### DIRECTIONS FOR THIS TASK:
Only the lines from the top of the listing below to the line that has "const sampleStep = 2;" should be echoed, with both ends kept and pictures left out.

### PROVIDED DATA:
____

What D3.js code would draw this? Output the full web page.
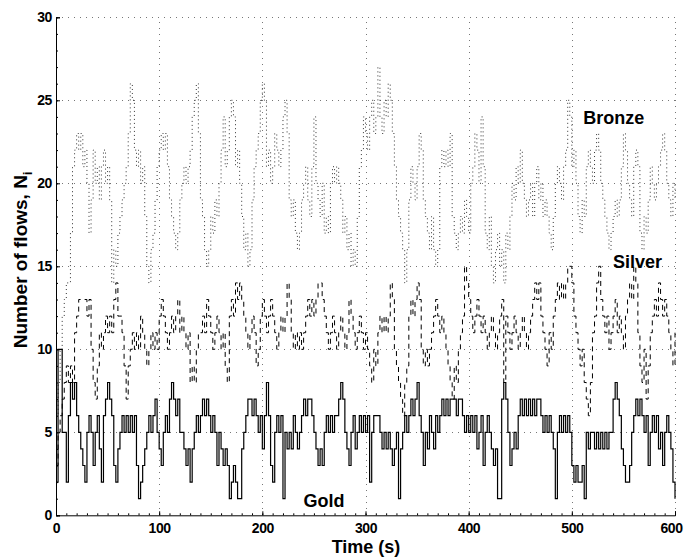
<!DOCTYPE html>
<html>
<head>
<meta charset="UTF-8">
<title>Number of flows per class</title>
<script src="https://cdn.jsdelivr.net/npm/d3@7"></script>
<style>
  body { margin: 0; background: #fff; }
  svg text { font-family: "Liberation Sans", Arial, Helvetica, sans-serif; font-weight: bold; fill: #000; }
</style>
</head>
<body>
<svg id="chart" width="685" height="558"></svg>
<script>
// samples every 2 s, t = 0 .. 600
const sampleStep = 2;

const gold = [
  2,10,10,5,5,2,6,8,7,8,
  6,5,4,3,2,5,6,5,3,5,
  6,4,2,6,7,8,7,6,3,2,
  4,5,6,5,6,5,6,5,6,3,
  1,2,3,4,5,6,5,6,7,5,
  4,3,5,6,5,7,8,7,6,7,
  5,5,4,3,4,2,4,5,6,5,
  6,7,6,7,6,5,6,5,3,5,
  4,3,4,3,1,2,3,2,1,1,
  4,5,6,7,7,6,7,6,5,6,
  4,6,8,6,3,2,5,6,5,6,
  1,5,4,5,4,6,5,4,5,6,
  7,6,7,7,6,5,4,3,4,3,
  5,6,5,6,5,6,6,7,8,7,
  5,4,3,5,6,4,5,6,5,6,
  5,6,2,5,6,6,6,5,4,5,
  4,5,4,3,4,5,1,4,5,6,
  5,6,7,6,7,8,6,5,3,5,
  4,6,5,4,6,5,6,7,6,7,
  6,7,7,7,6,7,7,6,5,6,
  5,6,5,6,4,5,6,3,5,6,
  5,4,3,4,1,1,7,8,7,5,
  3,4,5,4,6,7,6,7,6,7,
  6,7,6,7,7,6,5,6,5,6,
  5,4,1,5,6,5,6,5,6,5,
  3,2,3,2,2,3,1,5,4,5,
  5,4,5,4,5,4,5,4,5,5,
  7,8,7,6,4,3,2,2,3,5,
  6,7,6,7,6,5,6,3,5,6,
  5,6,4,5,3,5,6,5,4,2,
  1
];

const silver = [
  3,5,6,7,8,9,8,9,8,11,
  12,13,13,13,13,12,13,10,8,7,
  9,11,10,11,12,11,12,11,13,14,
  12,12,11,9,7,9,10,11,10,11,
  10,12,11,10,9,10,11,10,11,10,
  12,13,12,11,10,11,12,11,12,13,
  11,12,11,10,11,8,9,8,10,11,
  11,12,11,13,12,11,10,11,12,11,
  10,11,9,8,12,13,12,14,13,14,
  13,12,11,10,11,12,11,9,10,12,
  13,12,11,12,13,12,11,10,11,12,
  11,12,14,13,11,10,11,10,11,10,
  11,12,13,12,13,12,13,14,14,13,
  12,11,10,11,12,11,10,11,12,11,
  10,11,13,12,11,10,11,12,11,10,
  11,10,9,8,10,9,11,12,11,12,
  11,12,14,13,10,9,8,7,6,8,
  9,12,13,12,13,14,13,10,9,10,
  9,10,11,12,13,12,11,12,11,10,
  9,8,7,9,8,10,11,12,15,14,
  13,12,11,12,13,12,11,12,11,10,
  11,12,11,10,11,12,13,8,12,11,
  10,11,12,11,10,11,12,11,10,11,
  12,13,14,13,14,12,11,10,9,11,
  10,12,13,14,13,14,13,14,15,15,
  14,12,11,10,9,10,8,7,6,8,
  11,12,14,15,13,12,11,12,10,11,
  12,13,11,12,11,10,12,13,14,13,
  15,14,11,9,8,10,7,9,11,12,
  13,12,14,13,12,13,12,11,10,9,
  11
];

const bronze = [
  6,8,10,12,13,14,14,17,21,22,
  23,22,23,21,22,20,17,19,22,20,
  21,19,21,22,20,21,19,14,16,15,
  17,18,19,20,21,23,26,25,22,21,
  22,20,21,18,15,14,16,17,19,21,
  22,23,22,23,21,19,18,17,16,17,
  19,20,21,20,21,22,24,25,26,23,
  19,18,16,15,16,18,17,19,18,20,
  22,24,21,22,24,25,24,21,22,20,
  18,16,17,15,16,19,21,22,23,25,
  26,25,21,22,20,21,23,22,21,22,
  24,25,23,19,18,19,17,16,17,19,
  20,21,19,18,21,24,20,19,18,20,
  17,18,17,20,21,20,21,20,19,17,
  18,16,17,15,16,15,18,21,22,24,
  23,22,24,25,23,24,27,24,23,25,
  24,26,25,23,21,19,18,17,16,14,
  16,19,21,20,19,21,23,22,19,18,
  17,16,18,16,15,16,21,22,21,22,
  21,23,18,17,16,17,18,17,19,18,
  17,20,21,23,22,20,24,21,17,16,
  18,15,14,16,17,15,16,14,17,16,
  18,20,19,21,20,22,20,19,18,19,
  20,18,20,21,19,20,18,19,18,17,
  16,18,20,21,20,19,21,22,25,24,
  21,22,20,18,17,19,18,21,22,21,
  20,22,23,22,20,19,18,17,16,17,
  18,19,18,19,21,23,22,20,19,18,
  21,22,21,17,16,18,17,19,21,20,
  19,20,21,22,23,22,20,19,18,20,
  19
];

const xTicks = [0, 100, 200, 300, 400, 500, 600];
const yTicks = [0, 5, 10, 15, 20, 25, 30];
const classLabels = [
  { name: "Bronze", t: 511, v: 23.6 },
  { name: "Silver", t: 540, v: 14.9 },
  { name: "Gold", t: 240, v: 0.5 }
];

const svg = d3.select("#chart");

const x = d3.scaleLinear().domain([0, 600]).range([56, 675]);
const y = d3.scaleLinear().domain([0, 30]).range([515.3, 17.3]);

// dotted grid
const grid = svg.append("g").attr("stroke", "#777").attr("stroke-width", 1)
  .attr("stroke-dasharray", "1,5").attr("shape-rendering", "crispEdges");
grid.selectAll(".gx").data(xTicks.slice(1)).join("line")
  .attr("x1", d => Math.round(x(d)) + 0.5).attr("x2", d => Math.round(x(d)) + 0.5)
  .attr("y1", y(0)).attr("y2", y(30));
grid.selectAll(".gy").data(yTicks.slice(1)).join("line")
  .attr("y1", d => Math.round(y(d)) + 0.5).attr("y2", d => Math.round(y(d)) + 0.5)
  .attr("x1", x(0)).attr("x2", x(600));

// series
const line = d3.line()
  .x((d, i) => x(i * sampleStep))
  .y(d => y(d))
  .curve(d3.curveStepAfter);

svg.append("path").datum(bronze)
  .attr("fill", "none").attr("stroke", "#333").attr("stroke-width", 1)
  .attr("stroke-dasharray", "1,3")
  .attr("d", line);

svg.append("path").datum(silver)
  .attr("fill", "none").attr("stroke", "#000").attr("stroke-width", 1)
  .attr("stroke-dasharray", "5,4")
  .attr("d", line);

svg.append("path").datum(gold)
  .attr("fill", "none").attr("stroke", "#000").attr("stroke-width", 1.2)
  .attr("d", line);

// axes
const yAxis = svg.append("g")
  .attr("transform", `translate(${x(0)},0)`)
  .call(d3.axisLeft(y).tickValues(yTicks).tickSize(-4).tickPadding(4));
const xAxis = svg.append("g")
  .attr("transform", `translate(0,${y(0)})`)
  .call(d3.axisBottom(x).tickValues(xTicks).tickSize(-4).tickPadding(8));

// minor ticks
svg.append("g")
  .attr("transform", `translate(${x(0)},0)`)
  .call(d3.axisLeft(y).tickValues(d3.range(0, 31, 1)).tickSize(-2).tickFormat(""))
  .call(g => g.select(".domain").remove());
svg.append("g")
  .attr("transform", `translate(0,${y(0)})`)
  .call(d3.axisBottom(x).tickValues(d3.range(0, 601, 10)).tickSize(-2).tickFormat(""))
  .call(g => g.select(".domain").remove());

[yAxis, xAxis].forEach(a => {
  a.selectAll("text").style("font-size", "14px").style("letter-spacing", "-0.4px");
  a.select(".domain").attr("stroke", "#000");
});
// keep the last label inside the page
xAxis.selectAll(".tick").filter(d => d === 600).select("text").attr("dx", -4);

// axis titles
svg.append("text")
  .attr("x", 366).attr("y", 553)
  .attr("text-anchor", "middle")
  .style("font-size", "18px")
  .text("Time (s)");

const yTitle = svg.append("text")
  .attr("transform", "translate(27,260) rotate(-90)")
  .attr("text-anchor", "middle")
  .style("font-size", "19px");
yTitle.append("tspan").text("Number of flows, N");
yTitle.append("tspan").attr("dy", 5).style("font-size", "12px").text("i");

// class labels
svg.selectAll(".cls").data(classLabels).join("text")
  .attr("x", d => x(d.t)).attr("y", d => y(d.v))
  .style("font-size", "18px")
  .text(d => d.name);
</script>
</body>
</html>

____

### SOLUTION TO THE EXERCISE:
What D3.js code would draw this? Output the full web page.
<!DOCTYPE html>
<html>
<head>
<meta charset="UTF-8">
<title>Number of flows per class</title>
<script src="https://cdn.jsdelivr.net/npm/d3@7"></script>
<style>
  body { margin: 0; background: #fff; }
  svg text { font-family: "Liberation Sans", Arial, Helvetica, sans-serif; font-weight: bold; fill: #000; }
</style>
</head>
<body>
<svg id="chart" width="685" height="558"></svg>
<script>
// samples every 2 s, t = 0 .. 600
const sampleStep = 2;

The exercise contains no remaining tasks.